> _WORK INSTRUCTIONS_
Reproduce exactly the lines below, from the first one through the line containing "const yTicks = [40, 50, 60, 70, 80, 90]", and omit any pictures.

> _Source code of charts_
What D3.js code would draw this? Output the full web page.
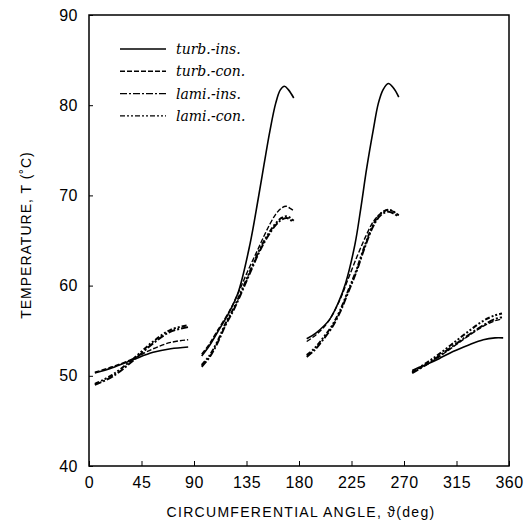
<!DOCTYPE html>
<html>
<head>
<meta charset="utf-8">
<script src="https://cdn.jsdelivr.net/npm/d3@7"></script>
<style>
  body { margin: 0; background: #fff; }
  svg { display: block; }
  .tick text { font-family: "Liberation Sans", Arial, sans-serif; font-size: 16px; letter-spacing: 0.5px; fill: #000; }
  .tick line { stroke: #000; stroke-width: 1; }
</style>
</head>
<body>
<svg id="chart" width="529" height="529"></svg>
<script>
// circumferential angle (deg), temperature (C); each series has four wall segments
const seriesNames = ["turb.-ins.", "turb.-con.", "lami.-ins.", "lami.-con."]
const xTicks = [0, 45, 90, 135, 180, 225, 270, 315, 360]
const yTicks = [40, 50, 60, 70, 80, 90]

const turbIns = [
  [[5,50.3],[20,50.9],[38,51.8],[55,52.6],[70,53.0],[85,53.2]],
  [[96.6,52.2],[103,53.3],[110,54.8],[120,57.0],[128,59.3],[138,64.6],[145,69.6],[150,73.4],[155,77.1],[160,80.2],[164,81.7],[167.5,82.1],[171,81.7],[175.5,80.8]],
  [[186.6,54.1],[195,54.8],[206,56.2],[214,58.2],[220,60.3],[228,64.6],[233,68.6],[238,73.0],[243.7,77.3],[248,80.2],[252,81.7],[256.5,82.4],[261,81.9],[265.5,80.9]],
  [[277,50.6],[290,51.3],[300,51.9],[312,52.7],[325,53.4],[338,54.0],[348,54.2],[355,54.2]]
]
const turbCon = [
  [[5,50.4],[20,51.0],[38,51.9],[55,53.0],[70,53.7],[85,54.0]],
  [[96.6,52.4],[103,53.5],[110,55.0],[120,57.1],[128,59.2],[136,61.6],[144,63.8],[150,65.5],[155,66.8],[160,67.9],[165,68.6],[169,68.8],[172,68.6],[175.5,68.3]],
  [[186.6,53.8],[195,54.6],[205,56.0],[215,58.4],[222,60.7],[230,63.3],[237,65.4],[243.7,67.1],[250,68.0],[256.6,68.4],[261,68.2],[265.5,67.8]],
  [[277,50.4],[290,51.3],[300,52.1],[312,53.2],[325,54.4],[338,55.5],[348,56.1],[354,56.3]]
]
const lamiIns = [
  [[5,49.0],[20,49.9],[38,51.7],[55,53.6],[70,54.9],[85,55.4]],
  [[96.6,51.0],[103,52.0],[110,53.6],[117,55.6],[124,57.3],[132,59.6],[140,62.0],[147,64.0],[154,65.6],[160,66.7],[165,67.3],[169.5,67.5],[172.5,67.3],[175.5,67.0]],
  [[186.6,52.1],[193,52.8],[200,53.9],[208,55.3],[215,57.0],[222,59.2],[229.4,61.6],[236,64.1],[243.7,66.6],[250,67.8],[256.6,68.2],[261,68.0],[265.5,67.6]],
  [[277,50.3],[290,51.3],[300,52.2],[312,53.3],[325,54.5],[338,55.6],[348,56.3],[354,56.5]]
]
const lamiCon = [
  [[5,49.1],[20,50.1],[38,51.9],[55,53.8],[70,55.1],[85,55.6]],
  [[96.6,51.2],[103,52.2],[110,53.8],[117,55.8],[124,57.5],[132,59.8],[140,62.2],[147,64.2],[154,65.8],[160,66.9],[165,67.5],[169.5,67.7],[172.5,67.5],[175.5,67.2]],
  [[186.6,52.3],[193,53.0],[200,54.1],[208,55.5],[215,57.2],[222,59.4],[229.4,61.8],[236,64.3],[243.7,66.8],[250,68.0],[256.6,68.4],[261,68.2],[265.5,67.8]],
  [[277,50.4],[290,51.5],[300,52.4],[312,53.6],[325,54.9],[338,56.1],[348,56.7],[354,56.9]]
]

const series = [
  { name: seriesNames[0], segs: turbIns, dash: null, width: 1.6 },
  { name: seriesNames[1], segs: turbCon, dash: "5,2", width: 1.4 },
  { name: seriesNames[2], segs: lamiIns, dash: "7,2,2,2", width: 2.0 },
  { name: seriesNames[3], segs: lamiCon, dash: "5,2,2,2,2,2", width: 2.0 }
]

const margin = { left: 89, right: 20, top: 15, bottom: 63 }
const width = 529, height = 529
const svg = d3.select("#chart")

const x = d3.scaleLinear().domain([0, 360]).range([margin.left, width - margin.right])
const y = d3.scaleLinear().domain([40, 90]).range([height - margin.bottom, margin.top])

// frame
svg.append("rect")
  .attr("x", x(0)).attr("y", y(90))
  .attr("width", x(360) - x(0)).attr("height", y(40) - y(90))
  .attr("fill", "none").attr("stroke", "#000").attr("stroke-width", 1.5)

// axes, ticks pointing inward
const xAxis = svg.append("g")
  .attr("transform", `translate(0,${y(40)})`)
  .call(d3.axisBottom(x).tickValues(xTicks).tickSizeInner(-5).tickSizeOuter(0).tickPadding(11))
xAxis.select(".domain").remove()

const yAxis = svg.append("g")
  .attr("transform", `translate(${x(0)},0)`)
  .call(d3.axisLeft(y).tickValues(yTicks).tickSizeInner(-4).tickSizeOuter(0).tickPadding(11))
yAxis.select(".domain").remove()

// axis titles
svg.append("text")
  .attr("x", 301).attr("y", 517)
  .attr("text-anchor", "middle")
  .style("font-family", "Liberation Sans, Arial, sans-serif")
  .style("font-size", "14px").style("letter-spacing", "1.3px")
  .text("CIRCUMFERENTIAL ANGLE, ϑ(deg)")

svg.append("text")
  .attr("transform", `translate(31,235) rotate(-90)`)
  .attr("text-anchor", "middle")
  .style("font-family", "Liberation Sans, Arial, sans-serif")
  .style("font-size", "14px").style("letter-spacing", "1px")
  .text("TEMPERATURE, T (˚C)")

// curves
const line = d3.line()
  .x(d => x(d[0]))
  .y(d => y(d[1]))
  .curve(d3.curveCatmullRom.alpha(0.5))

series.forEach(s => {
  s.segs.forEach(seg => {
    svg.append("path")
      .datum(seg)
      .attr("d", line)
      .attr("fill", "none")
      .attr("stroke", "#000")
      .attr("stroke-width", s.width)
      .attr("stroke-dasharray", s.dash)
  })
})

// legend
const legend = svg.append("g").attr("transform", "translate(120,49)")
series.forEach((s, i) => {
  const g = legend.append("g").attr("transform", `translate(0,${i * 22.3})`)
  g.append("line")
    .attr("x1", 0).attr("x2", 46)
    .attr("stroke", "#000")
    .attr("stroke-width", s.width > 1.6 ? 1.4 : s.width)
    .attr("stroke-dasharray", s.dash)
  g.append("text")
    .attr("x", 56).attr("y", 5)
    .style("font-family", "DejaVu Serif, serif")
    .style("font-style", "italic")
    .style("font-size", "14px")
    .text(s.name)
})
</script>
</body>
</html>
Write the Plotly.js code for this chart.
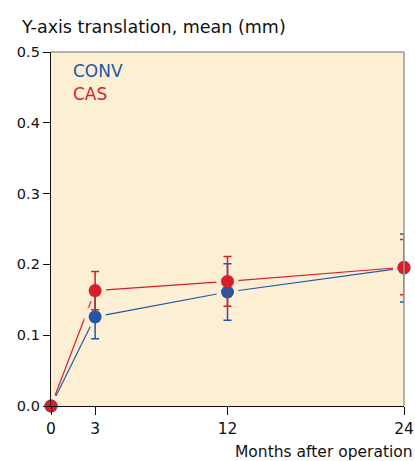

> _SOLUTION TO THIS TASK_
What D3.js code would draw this? Output the full web page.
<!DOCTYPE html>
<html>
<head>
<meta charset="utf-8">
<script src="https://cdn.jsdelivr.net/npm/d3@7"></script>
<style>
  body { margin: 0; background: #fff; }
  svg { display: block; }
  .tick text { font-family: "Liberation Sans", Arial, sans-serif; font-size: 16px; letter-spacing: 0.5px; fill: #000; }
  .tick line { stroke: #000; stroke-width: 1; }
</style>
</head>
<body>
<svg id="chart" width="529" height="529"></svg>
<script>
// circumferential angle (deg), temperature (C); each series has four wall segments
const seriesNames = ["turb.-ins.", "turb.-con.", "lami.-ins.", "lami.-con."]
const xTicks = [0, 45, 90, 135, 180, 225, 270, 315, 360]
const yTicks = [40, 50, 60, 70, 80, 90]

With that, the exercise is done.